Some proponents of the new regulations believe that breaking up the megabanks, as the Dallas branch is advocating, is an unnecessary and even radical step. However, the Dallas branch is not alone in its assertion that these regulations are overly complex and potentially ineffective; prominent economists and regulators that have made similar arguments include Federal Reserve Governor Daniel K. Tarullo and Simon Johnson. In an article published by VOX last Thursday, the Executive Director on Financial Stability at the Bank of England, Andrew Haldane, also argues that in spite of the new reforms, regulators have not solved the TBTF problem.
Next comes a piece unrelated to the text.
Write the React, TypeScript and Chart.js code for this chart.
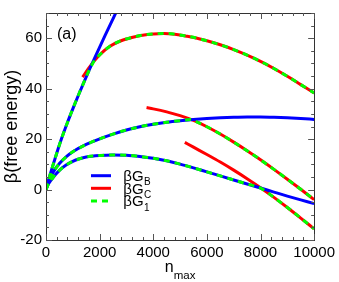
import React, { useEffect, useRef } from "react";
import { Chart, registerables } from "chart.js";

Chart.register(...registerables);

// ---- data (n_max, beta*G) ----
const topBlueN = [0, 100, 200, 400, 600, 800, 1000, 1200, 1400, 1600, 1800, 2200, 2700];
const topBlueV = [0, 4.0, 7.6, 14.4, 20.8, 26.6, 32.0, 37.2, 42.2, 47.1, 51.8, 61.0, 72.2];
const topRedN = [1365, 1600, 1800, 2000, 2400, 2800, 3200, 3600, 4000, 4400, 4800, 5200, 5600, 6000, 6500, 7000, 7500, 8000, 8500, 9000, 9500, 10000];
const topRedV = [44.6, 48.2, 51.0, 53.4, 56.9, 59.0, 60.3, 61.2, 61.7, 61.9, 61.6, 60.9, 60.1, 59.0, 57.4, 55.5, 53.3, 50.8, 48.0, 44.9, 41.6, 38.3];
const topG1N = [0, 100, 200, 400, 600, 800, 1000, 1200, 1400, 1600, 1720, 1800, 2000, 2400, 2800, 3200, 3600, 4000, 4400, 4800, 5200, 5600, 6000, 6500, 7000, 7500, 8000, 8500, 9000, 9500, 10000];
const topG1V = [0, 4.0, 7.6, 14.4, 20.8, 26.6, 32.0, 37.2, 42.2, 47.1, 49.6, 51.0, 53.4, 56.9, 59.0, 60.3, 61.2, 61.7, 61.9, 61.6, 60.9, 60.1, 59.0, 57.4, 55.5, 53.3, 50.8, 48.0, 44.9, 41.6, 38.3];

const midBlueN = [0, 100, 250, 500, 750, 1000, 1500, 2000, 2500, 3000, 3500, 4000, 4500, 5000, 5500, 6000, 6500, 7000, 7500, 8000, 8500, 9000, 9500, 10000];
const midBlueV = [0, 3.2, 6.6, 10.3, 13.0, 15.0, 17.9, 20.1, 22.0, 23.6, 24.9, 25.9, 26.7, 27.3, 27.8, 28.2, 28.5, 28.7, 28.8, 28.8, 28.7, 28.5, 28.2, 27.8];
const midRedN = [3750, 4000, 4500, 5000, 5500, 6000, 6500, 7000, 7500, 8000, 8500, 9000, 9500, 10000];
const midRedV = [32.5, 32.0, 30.8, 29.3, 27.4, 24.9, 22.0, 18.8, 15.4, 11.8, 8.0, 4.1, 0.1, -4.0];
const midG1N = [0, 100, 250, 500, 750, 1000, 1500, 2000, 2500, 3000, 3500, 4000, 4500, 5000, 5400, 5500, 6000, 6500, 7000, 7500, 8000, 8500, 9000, 9500, 10000];
const midG1V = [0, 3.2, 6.6, 10.3, 13.0, 15.0, 17.9, 20.1, 22.0, 23.6, 24.9, 25.9, 26.7, 27.3, 27.75, 27.4, 24.9, 22.0, 18.8, 15.4, 11.8, 8.0, 4.1, 0.1, -4.0];

const lowBlueN = [0, 100, 250, 500, 750, 1000, 1250, 1500, 2000, 2500, 3000, 3500, 4000, 4500, 5000, 5500, 6000, 6500, 7000, 7500, 8000, 8500, 9000, 9500, 10000];
const lowBlueV = [0, 2.4, 4.6, 7.6, 9.7, 11.2, 12.2, 12.9, 13.5, 13.7, 13.6, 13.1, 12.4, 11.4, 10.1, 8.6, 7.0, 5.4, 3.8, 2.2, 0.6, -1.0, -2.6, -4.1, -5.6];
const lowRedN = [5177, 5500, 6000, 6500, 7000, 7500, 8000, 8500, 9000, 9500, 10000];
const lowRedV = [18.7, 16.8, 13.9, 10.9, 7.7, 4.3, 0.7, -3.1, -7.1, -11.3, -15.6];
const lowG1N = [0, 100, 250, 500, 750, 1000, 1250, 1500, 2000, 2500, 3000, 3500, 4000, 4500, 5000, 5500, 6000, 6500, 7000, 7500, 8000, 8500, 9000, 9500, 10000];
const lowG1V = [0, 2.4, 4.6, 7.6, 9.7, 11.2, 12.2, 12.9, 13.5, 13.7, 13.6, 13.1, 12.4, 11.4, 10.1, 8.6, 7.0, 5.4, 3.8, 2.2, 0.6, -3.1, -7.1, -11.3, -15.6];

const xTicks = [0, 2000, 4000, 6000, 8000, 10000];
const yTicks = [-20, 0, 20, 40, 60];
const legendSubs = ["B", "C", "1"];

const FONT = "'Liberation Sans', Arial, Helvetica, sans-serif";
const BLUE = "#0000ff";
const RED = "#ff0000";
const GREEN = "#00ff00";

function pts(n: number[], v: number[]) {
  return n.map((x, i) => ({ x, y: v[i] }));
}

export default function App() {
  const ref = useRef<HTMLCanvasElement>(null);

  useEffect(() => {
    document.body.style.margin = "0";
    const canvas = ref.current!;
    const mk = (data: any, color: string, dashed: boolean, order: number) => ({
      data,
      borderColor: color,
      backgroundColor: color,
      borderWidth: 3,
      borderDash: dashed ? [6, 5] : [],
      borderCapStyle: "butt",
      pointRadius: 0,
      fill: false,
      cubicInterpolationMode: "monotone",
      order,
      clip: 0,
    });

    const decor = {
      id: "decor",
      afterDraw(chart: any) {
        const c = chart.ctx;
        const a = chart.chartArea;
        const xs = chart.scales.x;
        const ys = chart.scales.y;
        c.save();
        // frame
        c.strokeStyle = "#333";
        c.lineWidth = 1;
        c.strokeRect(Math.round(a.left) + 0.5, Math.round(a.top) + 0.5, Math.round(a.right - a.left), Math.round(a.bottom - a.top));
        // x ticks (major every 2000, minor every 400)
        c.strokeStyle = "#555";
        for (let v = 0; v <= 10000; v += 400) {
          const major = v % 2000 === 0;
          const len = major ? 6 : 3;
          const px = Math.round(xs.getPixelForValue(v)) + 0.5;
          c.beginPath();
          c.moveTo(px, a.bottom);
          c.lineTo(px, a.bottom - len);
          c.moveTo(px, a.top);
          c.lineTo(px, a.top + len);
          c.stroke();
        }
        // y ticks (major every 20, minor every 5)
        for (let v = -20; v <= 70; v += 5) {
          const major = v % 20 === 0;
          const len = major ? 6 : 3;
          const py = Math.round(ys.getPixelForValue(v)) + 0.5;
          c.beginPath();
          c.moveTo(a.left, py);
          c.lineTo(a.left + len, py);
          c.moveTo(a.right, py);
          c.lineTo(a.right - len, py);
          c.stroke();
        }
        // panel label
        c.fillStyle = "#000";
        c.textBaseline = "alphabetic";
        c.textAlign = "left";
        c.font = `16px ${FONT}`;
        c.fillText("(a)", a.left + 11, a.top + 26);
        // x title n_max
        const cx = (a.left + a.right) / 2;
        c.font = `16px ${FONT}`;
        const wn = c.measureText("n").width;
        c.font = `11.5px ${FONT}`;
        const wm = c.measureText("max").width;
        const x0 = cx - (wn + wm) / 2;
        c.font = `16px ${FONT}`;
        c.fillText("n", x0, 271.7);
        c.font = `11.5px ${FONT}`;
        c.fillText("max", x0 + wn, 279.3);
        // legend
        const colors = [BLUE, RED, GREEN];
        const rowY = [175.7, 188.3, 201];
        for (let i = 0; i < 3; i++) {
          c.strokeStyle = colors[i];
          c.lineWidth = 3;
          c.setLineDash(i === 2 ? [6, 5] : []);
          c.beginPath();
          c.moveTo(91, rowY[i]);
          c.lineTo(111, rowY[i]);
          c.stroke();
          c.setLineDash([]);
          c.fillStyle = "#000";
          c.font = `15px ${FONT}`;
          c.fillText("βG", 123.3, rowY[i] + 5.2);
          const w = c.measureText("βG").width;
          c.font = `10px ${FONT}`;
          c.fillText(legendSubs[i], 123.3 + w + 0.5, rowY[i] + 9.5);
        }
        c.restore();
      },
    };

    const chart = new Chart(canvas, {
      type: "line",
      data: {
        datasets: [
          mk(pts(topG1N, topG1V), GREEN, true, 0),
          mk(pts(midG1N, midG1V), GREEN, true, 0),
          mk(pts(lowG1N, lowG1V), GREEN, true, 0),
          mk(pts(topBlueN, topBlueV), BLUE, false, 1),
          mk(pts(midBlueN, midBlueV), BLUE, false, 1),
          mk(pts(lowBlueN, lowBlueV), BLUE, false, 1),
          mk(pts(topRedN, topRedV), RED, false, 2),
          mk(pts(midRedN, midRedV), RED, false, 2),
          mk(pts(lowRedN, lowRedV), RED, false, 2),
        ] as any,
      },
      options: {
        animation: false,
        responsive: false,
        devicePixelRatio: 1,
        layout: { padding: { top: 2, right: 22, left: 0, bottom: 0 } },
        plugins: { legend: { display: false }, tooltip: { enabled: false } },
        scales: {
          x: {
            type: "linear",
            min: 0,
            max: 10000,
            afterFit: (s: any) => {
              s.height = 42;
            },
            afterBuildTicks: (s: any) => {
              s.ticks = xTicks.map((v) => ({ value: v }));
            },
            ticks: {
              font: { family: FONT, size: 15 },
              color: "#000",
              padding: 4,
              maxRotation: 0,
              autoSkip: false,
              callback: (v: any) => String(v),
            },
            grid: { display: false, drawTicks: false },
            border: { display: false },
          },
          y: {
            type: "linear",
            min: -20,
            max: 70,
            afterFit: (s: any) => {
              s.width = 46;
            },
            afterBuildTicks: (s: any) => {
              s.ticks = yTicks.map((v) => ({ value: v }));
            },
            ticks: {
              font: { family: FONT, size: 15 },
              color: "#000",
              padding: 4,
              autoSkip: false,
              callback: (v: any) => String(v),
            },
            title: {
              display: true,
              text: "β(free energy)",
              font: { family: FONT, size: 18 },
              color: "#000",
              padding: { top: 1, bottom: 0 },
            },
            grid: { display: false, drawTicks: false },
            border: { display: false },
          },
        },
      },
      plugins: [decor],
    } as any);

    return () => chart.destroy();
  }, []);

  return (
    <div style={{ width: 339, height: 282, position: "relative" }}>
      <canvas ref={ref} width={339} height={282} style={{ display: "block" }} />
    </div>
  );
}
He says, “market expectations of state support for US banks are higher today than before the crisis struck and are unchanged since Dodd-Frank became law.”
Last month, Tarullo made arguments for legislation in addition to the Dodd-Frank Act in order to rein in megabanks at a debate on the issue held at the Brookings Institute. Tarullo recommended that large banks be forced to set aside more capital for a private fund to be used for future bail-outs. He also called for legislation that would limit the growth of large banks by placing limits on the amount of non-depositor funds that they can use for operations. There is so far no additional legislation being considered in Congress to implement the proposals, but there is growing pressure to do something more substantial about the issue. The Dallas Federal Reserve proposal represents an incipient movement towards a more simplistic, alternative approach to the issue.